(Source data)
□ □ □
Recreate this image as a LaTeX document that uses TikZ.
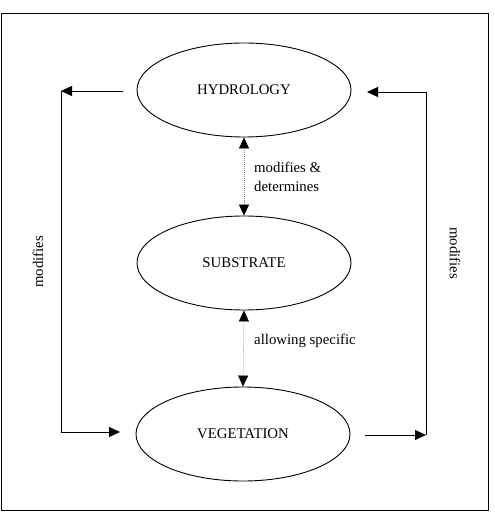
\documentclass[tikz,border=0pt]{standalone}
\usepackage{fontspec}
\setmainfont{Liberation Serif}
\usetikzlibrary{arrows.meta,shapes.geometric}
\begin{document}
\begin{tikzpicture}[x=1pt,y=-1pt,
  every node/.style={font=\fontsize{14.8}{18.5}\selectfont},
  oval/.style={draw,line width=0.9pt,ellipse,minimum width=214pt,minimum height=94pt,inner sep=0pt},
  flow/.style={line width=0.8pt,-{Triangle[length=11pt,width=10pt]}},
  dotlink/.style={line width=0.6pt,draw=gray,dash pattern=on 0.8pt off 1.2pt,{Triangle[length=11pt,width=10pt,color=black,fill=black]}-{Triangle[length=11pt,width=10pt,color=black,fill=black]}},
  lbl/.style={align=left,inner sep=0pt,anchor=west}]
\useasboundingbox (0,0) rectangle (494,518);
\draw[line width=0.9pt] (1,13) rectangle (488,510);
\node[oval] (hyd) at (244,90) {HYDROLOGY};
\node[oval] (sub) at (244,263) {SUBSTRATE};
\node[oval] (veg) at (243,434) {VEGETATION};
\coordinate (hl) at (123,91);
\coordinate (hlc) at (61,91);
\coordinate (vlc) at (61,432);
\coordinate (vl) at (120,432);
\coordinate (vr) at (365,435);
\coordinate (vrc) at (426,435);
\coordinate (hrc) at (426,92);
\coordinate (hr) at (367,92);
\draw[flow] (hl) -- (hlc);
\draw[flow] (hlc) -- (vlc) -- (vl);
\draw[flow] (vr) -- (vrc);
\draw[flow] (vrc) -- (hrc) -- (hr);
\draw[dotlink] (hyd.south) -- (sub.north);
\draw[dotlink] (sub.south) -- (veg.north);
\node[lbl] (l1) at (254,177) {modifies \&\\determines};
\node[lbl] (l2) at (254,341) {allowing specific};
\node[rotate=90] (lm) at (38,262) {modifies};
\node[rotate=-90] (rm) at (455,253) {modifies};
\end{tikzpicture}
\end{document}
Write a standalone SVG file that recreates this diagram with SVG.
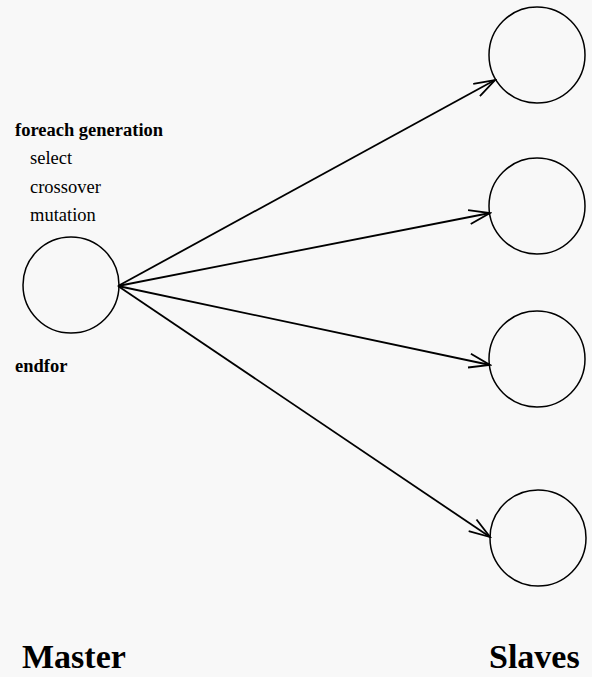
<svg xmlns="http://www.w3.org/2000/svg" width="592" height="677" viewBox="0 0 592 677">
<style>
.node{fill:none;stroke:#000;stroke-width:1.5}
.edge{stroke:#000;stroke-width:1.8;fill:none}
.t{font-family:"Liberation Serif","Times New Roman",serif;font-size:18.5px;fill:#000}
.b{font-weight:bold}
.big{font-family:"Liberation Serif","Times New Roman",serif;font-size:34px;font-weight:bold;fill:#000}
</style>
<defs>
<marker id="ah" markerUnits="userSpaceOnUse" markerWidth="24" markerHeight="16" refX="22" refY="8" orient="auto" viewBox="0 0 24 16">
<path d="M1,1 L22,8 L1,15" fill="none" stroke="#000" stroke-width="1.8"/>
</marker>
</defs>
<rect width="592" height="677" fill="#f8f8f8"/>
<g id="master"><circle class="node" cx="71" cy="285" r="48"/></g>
<g id="slave1"><circle class="node" cx="537" cy="55" r="48"/></g>
<g id="slave2"><circle class="node" cx="537" cy="206" r="48"/></g>
<g id="slave3"><circle class="node" cx="537" cy="359" r="48"/></g>
<g id="slave4"><circle class="node" cx="538" cy="538" r="48"/></g>
<g id="connectors">
<line class="edge" x1="118" y1="286" x2="495" y2="80" marker-end="url(#ah)"/>
<line class="edge" x1="118" y1="286" x2="490" y2="213" marker-end="url(#ah)"/>
<line class="edge" x1="118" y1="286" x2="490" y2="365" marker-end="url(#ah)"/>
<line class="edge" x1="118" y1="286" x2="490" y2="537" marker-end="url(#ah)"/>
</g>
<g id="labels">
<text class="t b" x="15" y="136">foreach generation</text>
<text class="t" x="30" y="164">select</text>
<text class="t" x="30" y="193">crossover</text>
<text class="t" x="30" y="221">mutation</text>
<text class="t b" x="15" y="372">endfor</text>
<text class="big" x="22" y="668">Master</text>
<text class="big" x="489" y="668">Slaves</text>
</g>
</svg>
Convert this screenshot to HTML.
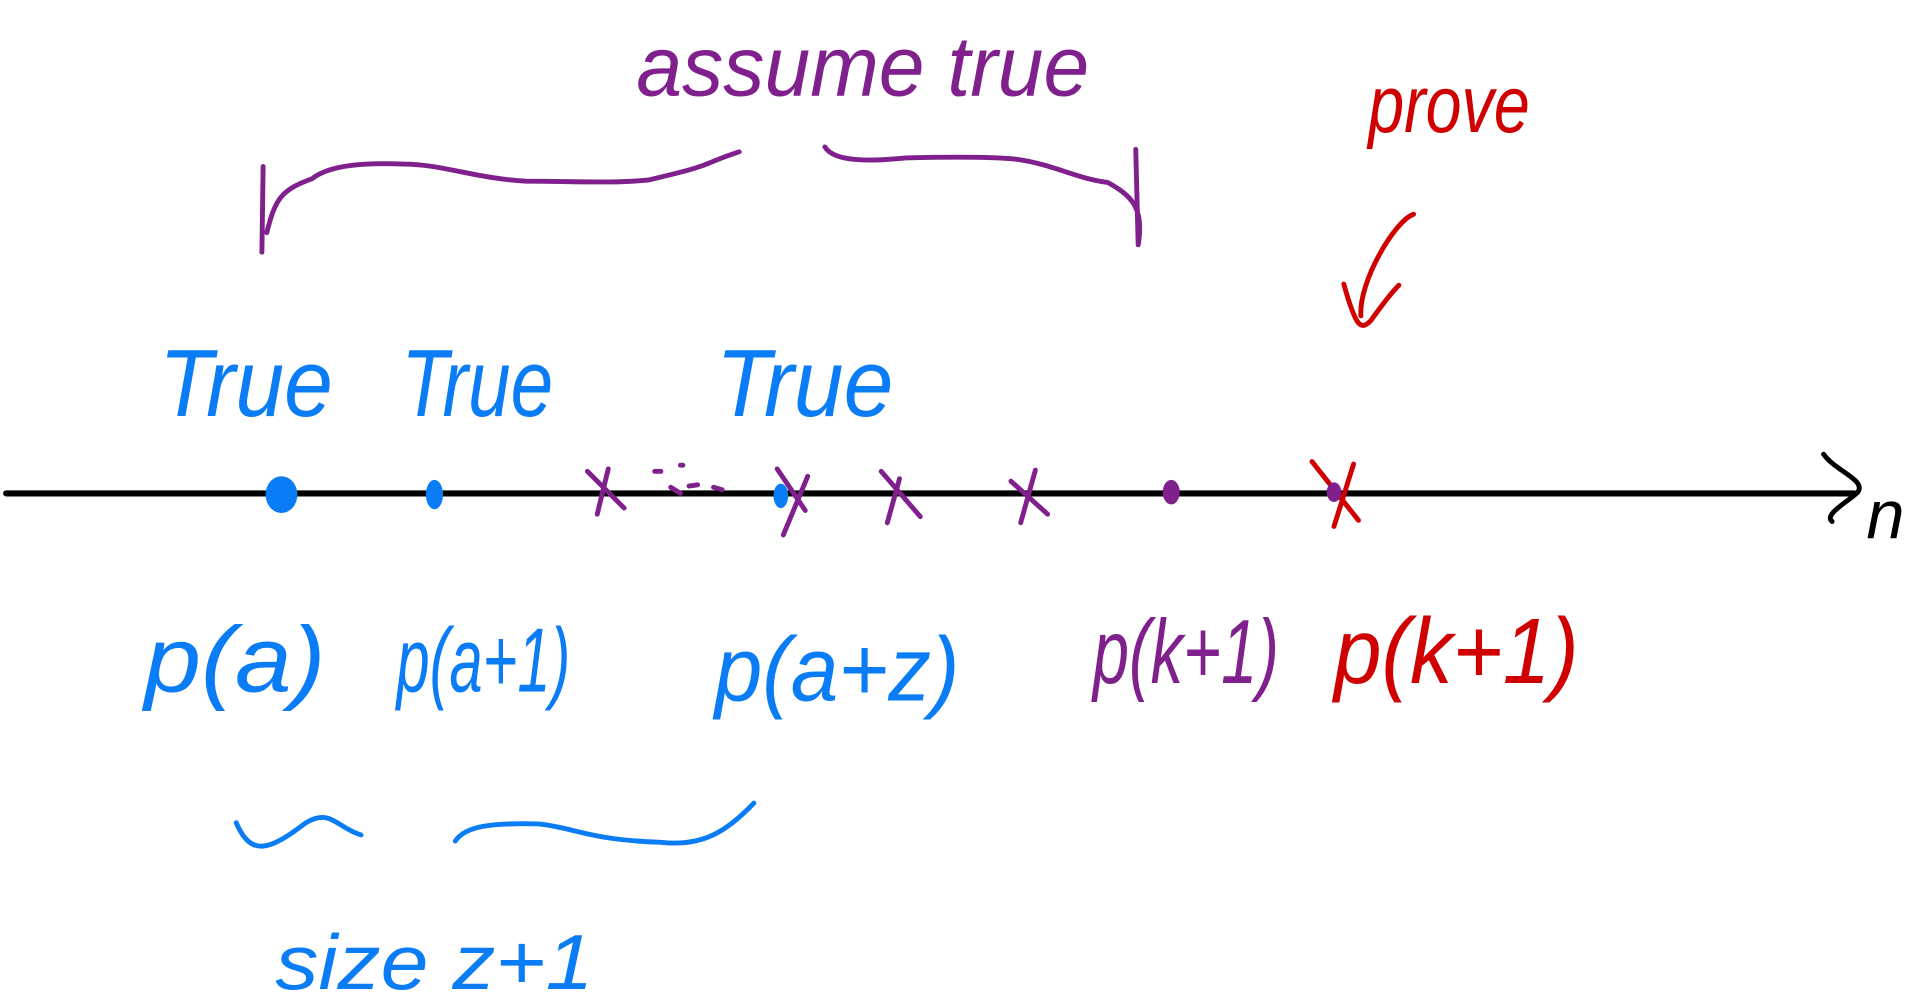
□ □ □
- WRITTEN REQUEST
Repeat every record precisely. Any picture among them stays out of the copy.

- EXERCISE OUTPUT
Recreate this image as a LaTeX document that uses TikZ.
\documentclass[tikz,border=0pt]{standalone}
\usepackage{fontspec}
\setmainfont{Liberation Serif}
\usetikzlibrary{arrows.meta,shapes.geometric}
\begin{document}
\begin{tikzpicture}[x=1pt,y=-1pt,
  every node/.style={font=\fontsize{14.8}{18.5}\selectfont},
  oval/.style={draw,line width=0.9pt,ellipse,minimum width=214pt,minimum height=94pt,inner sep=0pt},
  flow/.style={line width=0.8pt,-{Triangle[length=11pt,width=10pt]}},
  dotlink/.style={line width=0.6pt,draw=gray,dash pattern=on 0.8pt off 1.2pt,{Triangle[length=11pt,width=10pt,color=black,fill=black]}-{Triangle[length=11pt,width=10pt,color=black,fill=black]}},
  lbl/.style={align=left,inner sep=0pt,anchor=west}]
\useasboundingbox (0,0) rectangle (494,518);
\draw[line width=0.9pt] (1,13) rectangle (488,510);
\node[oval] (hyd) at (244,90) {HYDROLOGY};
\node[oval] (sub) at (244,263) {SUBSTRATE};
\node[oval] (veg) at (243,434) {VEGETATION};
\coordinate (hl) at (123,91);
\coordinate (hlc) at (61,91);
\coordinate (vlc) at (61,432);
\coordinate (vl) at (120,432);
\coordinate (vr) at (365,435);
\coordinate (vrc) at (426,435);
\coordinate (hrc) at (426,92);
\coordinate (hr) at (367,92);
\draw[flow] (hl) -- (hlc);
\draw[flow] (hlc) -- (vlc) -- (vl);
\draw[flow] (vr) -- (vrc);
\draw[flow] (vrc) -- (hrc) -- (hr);
\draw[dotlink] (hyd.south) -- (sub.north);
\draw[dotlink] (sub.south) -- (veg.north);
\node[lbl] (l1) at (254,177) {modifies \&\\determines};
\node[lbl] (l2) at (254,341) {allowing specific};
\node[rotate=90] (lm) at (38,262) {modifies};
\node[rotate=-90] (rm) at (455,253) {modifies};
\end{tikzpicture}
\end{document}
Write a standalone SVG file that recreates this diagram with SVG.
<svg xmlns="http://www.w3.org/2000/svg" width="592" height="677" viewBox="0 0 592 677">
<style>
.node{fill:none;stroke:#000;stroke-width:1.5}
.edge{stroke:#000;stroke-width:1.8;fill:none}
.t{font-family:"Liberation Serif","Times New Roman",serif;font-size:18.5px;fill:#000}
.b{font-weight:bold}
.big{font-family:"Liberation Serif","Times New Roman",serif;font-size:34px;font-weight:bold;fill:#000}
</style>
<defs>
<marker id="ah" markerUnits="userSpaceOnUse" markerWidth="24" markerHeight="16" refX="22" refY="8" orient="auto" viewBox="0 0 24 16">
<path d="M1,1 L22,8 L1,15" fill="none" stroke="#000" stroke-width="1.8"/>
</marker>
</defs>
<rect width="592" height="677" fill="#f8f8f8"/>
<g id="master"><circle class="node" cx="71" cy="285" r="48"/></g>
<g id="slave1"><circle class="node" cx="537" cy="55" r="48"/></g>
<g id="slave2"><circle class="node" cx="537" cy="206" r="48"/></g>
<g id="slave3"><circle class="node" cx="537" cy="359" r="48"/></g>
<g id="slave4"><circle class="node" cx="538" cy="538" r="48"/></g>
<g id="connectors">
<line class="edge" x1="118" y1="286" x2="495" y2="80" marker-end="url(#ah)"/>
<line class="edge" x1="118" y1="286" x2="490" y2="213" marker-end="url(#ah)"/>
<line class="edge" x1="118" y1="286" x2="490" y2="365" marker-end="url(#ah)"/>
<line class="edge" x1="118" y1="286" x2="490" y2="537" marker-end="url(#ah)"/>
</g>
<g id="labels">
<text class="t b" x="15" y="136">foreach generation</text>
<text class="t" x="30" y="164">select</text>
<text class="t" x="30" y="193">crossover</text>
<text class="t" x="30" y="221">mutation</text>
<text class="t b" x="15" y="372">endfor</text>
<text class="big" x="22" y="668">Master</text>
<text class="big" x="489" y="668">Slaves</text>
</g>
</svg>
Convert this screenshot to HTML.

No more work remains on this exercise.